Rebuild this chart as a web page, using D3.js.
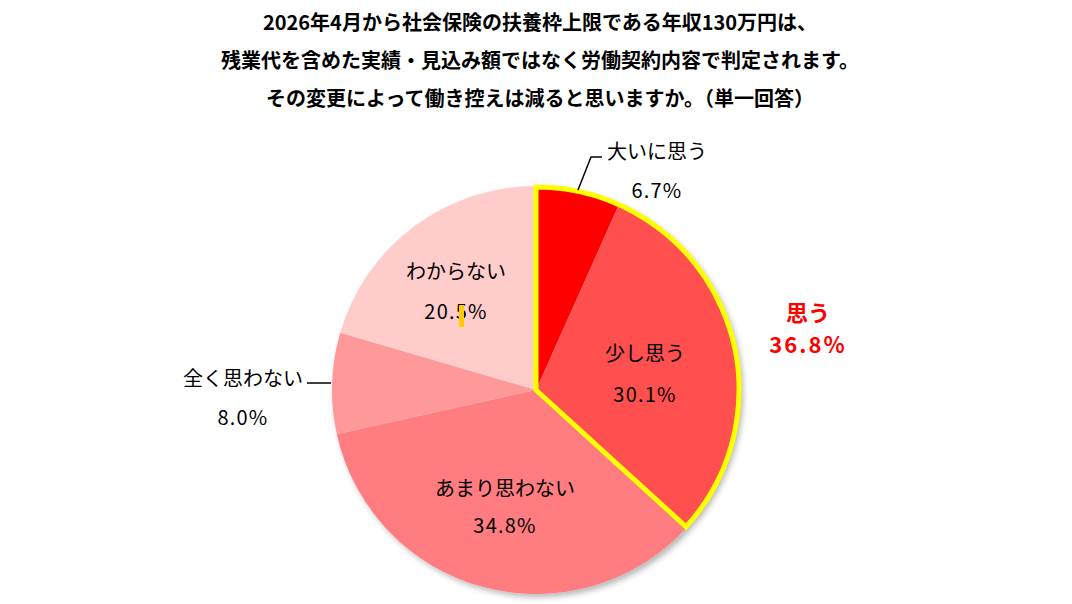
<!DOCTYPE html>
<html>
<head>
<meta charset="utf-8">
<script src="https://cdn.jsdelivr.net/npm/d3@7"></script>
<style>
body { margin: 0; background: #fff; }
svg { font-family: "Noto Sans CJK JP", "Noto Sans", sans-serif; }
</style>
</head>
<body>
<svg id="chart" width="1072" height="604"></svg>
<script>
// data
var categories = ["大いに思う", "少し思う", "あまり思わない", "全く思わない", "わからない"];
var values = [6.7, 30.1, 34.8, 8.0, 20.5];
var colors = ["#FF0000", "#FF5050", "#FF7C80", "#FF9999", "#FFCCCC"];
var titleLines = [
	"2026年4月から社会保険の扶養枠上限である年収130万円は、",
	"残業代を含めた実績・見込み額ではなく労働契約内容で判定されます。",
	"その変更によって働き控えは減ると思いますか。（単一回答）"
];
var groupLabel = "思う";
var groupValue = 36.8;

var svg = d3.select("#chart");
var cx = 536, cy = 390, r = 204;

// title
svg.selectAll("text.title")
	.data(titleLines)
	.enter().append("text")
	.attr("class", "title")
	.attr("x", 540)
	.attr("y", function(d, i) { return 21 + i * 38; })
	.attr("dominant-baseline", "central")
	.attr("text-anchor", "middle")
	.attr("font-size", 20)
	.attr("font-weight", "bold")
	.attr("fill", "#000")
	.text(function(d) { return d; });

var defs = svg.append("defs");
var f = defs.append("filter").attr("id", "shadow")
	.attr("x", "-10%").attr("y", "-10%").attr("width", "120%").attr("height", "120%");
f.append("feGaussianBlur").attr("in", "SourceAlpha").attr("stdDeviation", 3);
f.append("feOffset").attr("dx", 3).attr("dy", 3).attr("result", "b");
f.append("feComponentTransfer").append("feFuncA").attr("type", "linear").attr("slope", 0.3);
var m = f.append("feMerge");
m.append("feMergeNode");
m.append("feMergeNode").attr("in", "SourceGraphic");

var pie = d3.pie().sort(null).value(function(d) { return d; });
var arcs = pie(values);
var arc = d3.arc().innerRadius(0).outerRadius(r);

var g = svg.append("g").attr("transform", "translate(" + cx + "," + cy + ")");
var slices = g.append("g").attr("filter", "url(#shadow)");
slices.selectAll("path")
	.data(arcs)
	.enter().append("path")
	.attr("d", arc)
	.attr("fill", function(d, i) { return colors[i]; });

// yellow outline round first two slices
var grp = d3.arc().innerRadius(0).outerRadius(r - 1)({startAngle: arcs[0].startAngle, endAngle: arcs[1].endAngle});
g.append("path")
	.attr("d", grp)
	.attr("fill", "none")
	.attr("stroke", "#FFFF00")
	.attr("stroke-width", 5)
	.attr("stroke-linejoin", "miter");

function label(x, y1, y2, name, val) {
	svg.append("text").attr("x", x).attr("y", y1).attr("text-anchor", "middle")
		.attr("dominant-baseline", "central").attr("font-size", 20).text(name);
	svg.append("text").attr("x", x).attr("y", y2).attr("text-anchor", "middle")
		.attr("dominant-baseline", "central").attr("font-size", 20).attr("letter-spacing", 1.2)
		.text(val.toFixed(1) + "%");
}

// labels inside
label(456, 270, 310, categories[4], values[4]);
label(645, 352, 393, categories[1], values[1]);
label(505, 487, 524, categories[2], values[2]);

// stray yellow mark
svg.append("rect").attr("x", 459).attr("y", 305).attr("width", 5).attr("height", 22).attr("fill", "#FFCC00");

// outside labels with leader lines
svg.append("path").attr("d", "M578,190 L591,157 L602,157").attr("fill", "none").attr("stroke", "#000").attr("stroke-width", 1.5);
label(657, 150, 189, categories[0], values[0]);

svg.append("path").attr("d", "M307,383 L331,383").attr("fill", "none").attr("stroke", "#000").attr("stroke-width", 1.5);
label(243, 377, 416, categories[3], values[3]);

// group label
svg.append("text").attr("x", 808).attr("y", 311).attr("text-anchor", "middle").attr("dominant-baseline", "central")
	.attr("font-size", 22).attr("font-weight", "bold").attr("fill", "#FF0000").text(groupLabel);
svg.append("text").attr("x", 808).attr("y", 343).attr("text-anchor", "middle").attr("dominant-baseline", "central")
	.attr("font-size", 22).attr("font-weight", "bold").attr("letter-spacing", 2).attr("fill", "#FF0000")
	.text(groupValue.toFixed(1) + "%");
</script>
</body>
</html>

—————

> WRITTEN EXERCISE
Please restate the material above line by line, exactly, beginning at its first line and ending with the line that contains "var cx = 536, cy = 390, r = 204;", without any pictures.

> OUTPUT FOR THIS EXERCISE
Rebuild this chart as a web page, using D3.js.
<!DOCTYPE html>
<html>
<head>
<meta charset="utf-8">
<script src="https://cdn.jsdelivr.net/npm/d3@7"></script>
<style>
body { margin: 0; background: #fff; }
svg { font-family: "Noto Sans CJK JP", "Noto Sans", sans-serif; }
</style>
</head>
<body>
<svg id="chart" width="1072" height="604"></svg>
<script>
// data
var categories = ["大いに思う", "少し思う", "あまり思わない", "全く思わない", "わからない"];
var values = [6.7, 30.1, 34.8, 8.0, 20.5];
var colors = ["#FF0000", "#FF5050", "#FF7C80", "#FF9999", "#FFCCCC"];
var titleLines = [
	"2026年4月から社会保険の扶養枠上限である年収130万円は、",
	"残業代を含めた実績・見込み額ではなく労働契約内容で判定されます。",
	"その変更によって働き控えは減ると思いますか。（単一回答）"
];
var groupLabel = "思う";
var groupValue = 36.8;

var svg = d3.select("#chart");
var cx = 536, cy = 390, r = 204;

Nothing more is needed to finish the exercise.